In December, Theresa May postponed a House of Commons vote on her proposed withdrawal deal because of opposition from Eurosceptic MPs. Due to the lack of clarity around Brexit, business confidence has been hit, leading to three consecutive quarters of falling investment.
Elsewhere, there may be blue skies on the horizon for China and the US. The Chinese government announced its intention to ban local governments from forcing foreign companies to transfer proprietary technology* to their Chinese partners, a complaint at the heart of the US-China trade dispute.
In Europe, political unrest in the form of the French “yellow vest” protests and difficulty in striking the EU-Italian budget have overshadowed economic growth. Meanwhile, the European Central Bank (ECB) announced an end to its bond-buying programme known as quantitative easing, citing there is no longer a need to pump new money into the economy.
Despite a positive November, December’s fortunes weren’t as bright, with no major stock markets producing a positive return. In the UK, several factors contributed to markets finishing down (-3.40%) last month.
Lower oil prices (-10.84%) didn’t help (again), and neither did British American Tobacco Plc, which ended the month once again lower (-8.33%) leaving a nasty taste in investors’ mouths.
As well as tobacco and oil, pharmaceuticals, banking utilities, insurance, telecoms, and retail all recorded poor performances, helping to pull the market down yet further.
US markets were one of the hardest hit of the major global stock markets (-9.81%), largely driven by the FAANG (Facebook, Amazon, Apple, Netflix, and Google), who shed on average -8.37% from their value last month.
Apple lost -11.67% from its share price as the company reduced revenue expectations for the first time in 16 years, blaming a slowdown in demand from China. Analysts however suspect there is more to the story and perhaps the steep 20%+ hike to its iPhone price might also had something to do with it.
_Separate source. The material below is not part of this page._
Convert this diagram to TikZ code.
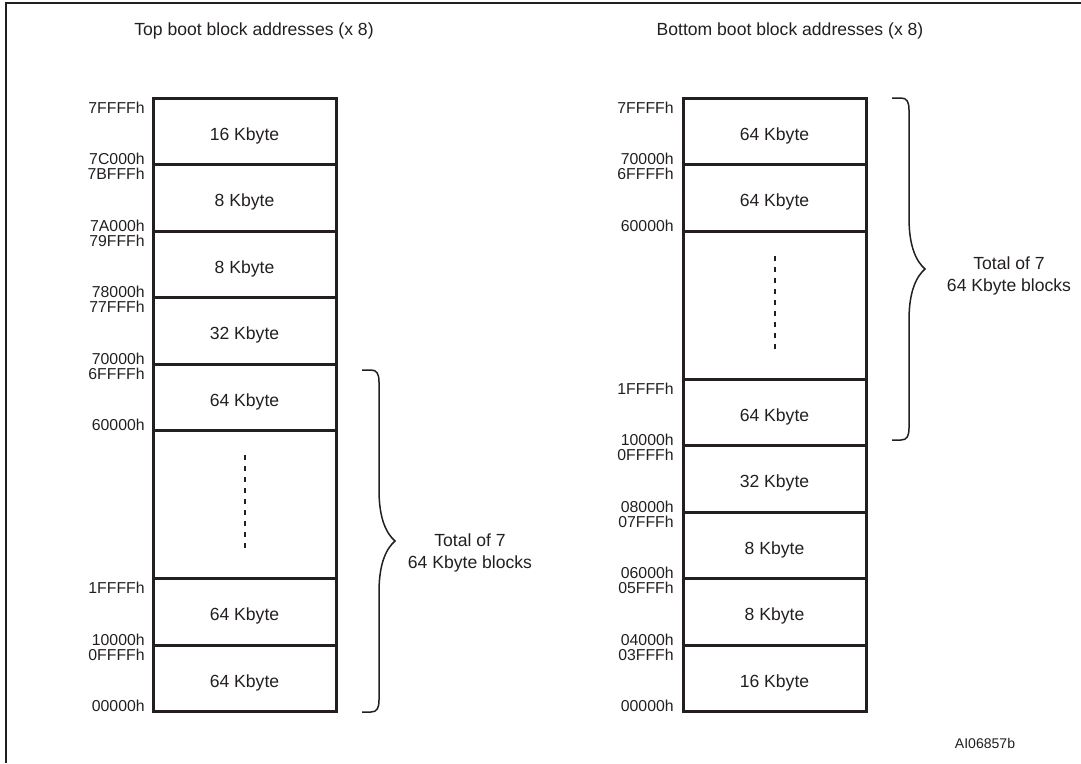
\documentclass[tikz,border=0pt]{standalone}
\usepackage{fontspec}
\setmainfont{Liberation Sans}
\usepackage{tikz}

\definecolor{inkgray}{RGB}{35,31,32}

\tikzset{
  blk/.style={draw=inkgray, line width=0.6mm},
  lbl/.style={inner sep=0pt, text=inkgray, font=\fontsize{10}{12.5}\selectfont},
  blktxt/.style={lbl, anchor=base, yshift=-1.8mm},
  addrup/.style={anchor=base east, inner sep=0pt, text=inkgray, font=\fontsize{9}{10}\selectfont},
  addrdn/.style={anchor=north east, inner sep=0pt, text=inkgray, font=\fontsize{9}{10}\selectfont},
  kbrace/.pic={
    \draw[inkgray, line width=0.3mm] (0,0) -- (9,0) .. controls (15,0) and (17,4) .. (17,12)
      -- (17,120) .. controls (17,150) and (25,164) .. (33,171)
      .. controls (25,178) and (17,192) .. (17,222)
      -- (17,330) .. controls (17,338) and (15,342) .. (9,342) -- (0,342);
  }
}

\begin{document}
\begin{tikzpicture}[x=0.2mm, y=-0.2mm]
    \useasboundingbox (0,0) rectangle (1081,763);
    % Frame
    \draw[line width=0.5mm, inkgray] (6,763) -- (6,3) -- (1081,3);

    % Titles
    \node[lbl, anchor=base] (ttop) at (254,36) {Top boot block addresses (x 8)};
    \node[lbl, anchor=base] (tbot) at (790,36) {Bottom boot block addresses (x 8)};

    % Top boot blocks (left)
    \draw[blk] (153,98) rectangle (336,711);
    \foreach \y in {164,231,297,364,430,578,645}
        \draw[blk] (153,\y) -- (336,\y);
    \foreach \m/\sz [count=\i] in {131/16, 197.5/8, 264/8, 330.5/32, 397/64, 611.5/64, 678/64}
        \node[blktxt] (lb\i) at (244.5,\m) {\sz\ Kbyte};
    \draw[inkgray, line width=0.4mm, dash pattern=on 1mm off 1.2mm] (245,455) -- (245,554);

    % Left addresses
    \foreach \y/\up/\dn in {164/7C000h/7BFFFh, 231/7A000h/79FFFh, 297/78000h/77FFFh,
                            364/70000h/6FFFFh, 645/10000h/0FFFFh} {
        \node[addrup] (lu\y) at (145,\y) {\up};
        \node[addrdn] (ld\y) at (145,\y+4) {\dn};
    }
    \node[addrdn] (ltop) at (145,102) {7FFFFh};
    \node[addrup] (l430) at (145,430) {60000h};
    \node[addrdn] (l578) at (145,582) {1FFFFh};
    \node[addrup] (lbot) at (145,711) {00000h};

    % Bottom boot blocks (right)
    \draw[blk] (683,98) rectangle (866,711);
    \foreach \y in {164,231,379,445,512,578,645}
        \draw[blk] (683,\y) -- (866,\y);
    \foreach \m/\sz [count=\i] in {131/64, 197.5/64, 412/64, 478.5/32, 545/8, 611.5/8, 678/16}
        \node[blktxt] (rb\i) at (774.5,\m) {\sz\ Kbyte};
    \draw[inkgray, line width=0.4mm, dash pattern=on 1mm off 1.2mm] (775,256) -- (775,355);

    % Right addresses
    \foreach \y/\up/\dn in {164/70000h/6FFFFh, 445/10000h/0FFFFh, 512/08000h/07FFFh,
                            578/06000h/05FFFh, 645/04000h/03FFFh} {
        \node[addrup] (ru\y) at (674,\y) {\up};
        \node[addrdn] (rd\y) at (674,\y+4) {\dn};
    }
    \node[addrdn] (rtop) at (674,102) {7FFFFh};
    \node[addrup] (r231) at (674,231) {60000h};
    \node[addrdn] (r379) at (674,383) {1FFFFh};
    \node[addrup] (rbot) at (674,711) {00000h};

    % Braces and notes
    \pic at (362,370) {kbrace};
    \pic at (892,98) {kbrace};
    \node[lbl, align=center] (totl) at (470,553) {Total of 7\\64 Kbyte blocks};
    \node[lbl, align=center] (totr) at (1009,276) {Total of 7\\64 Kbyte blocks};

    \node[anchor=base, inner sep=0pt, text=inkgray, font=\fontsize{8}{10}\selectfont] (ref) at (985,748) {AI06857b};
\end{tikzpicture}
\end{document}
Worldwide, stock markets including Emerging Markets (-3.05%) and Asia Pacific (-5.90%) achieved returns broadly in line with western markets.
Japan had the toughest month of all developed markets (-10.33%). Contributing factors include Japanese Prime Minister, Shinzō Abe continuing his controversial economic reform policies (also known as Abenomics) and heightened global risk aversion which has a particularly pronounced effect on Japan’s (the world’s third largest economy) stock market.
The British Pound’s performance varied against other major global currencies. There was little change compared to the US Dollar (+0.04%), it was a little weaker compared to the Euro (-1.29%), and a lot weaker against the Japanese Yen (-3.50%).
A strengthening Yen is another indicator of a decline in investor confidence globally, as it is typically known to go up in value during periods of market volatility.
Investment type performance breakdown
The majority of investment types in your Plan this month were low. Commodities (-2.18%), shares (-5.32%) and property (-5.19%) were down and bonds (that typically perform well when shares and other riskier assets aren’t doing so well) closed the month up by only +1.52%.
Summary with Plan details
If timing the market was easy, everyone would be a successful investor, but in truth, it’s incredibly difficult. This is why investing is a long-term commitment. Read our blog about Time in the market vs Timing the market.
2018 was a tough year for financial markets. But with volatility comes opportunity and our investment team will always remain focused on keeping your investment plan on track and will be ready to act as opportunities arise.
* Proprietary technology is a combination of processes, tools or systems which have copyright all belonging to one person or company and they need each other to work. Think of things like Microsoft Windows, Adobe Flash, iTunes, Skype, etc. They all need specific system requirements in order to work.
Figures shown are based on a medium-risk (Confident) investment Plan.
Your investments can go down as well as up and you could get back less than you put in.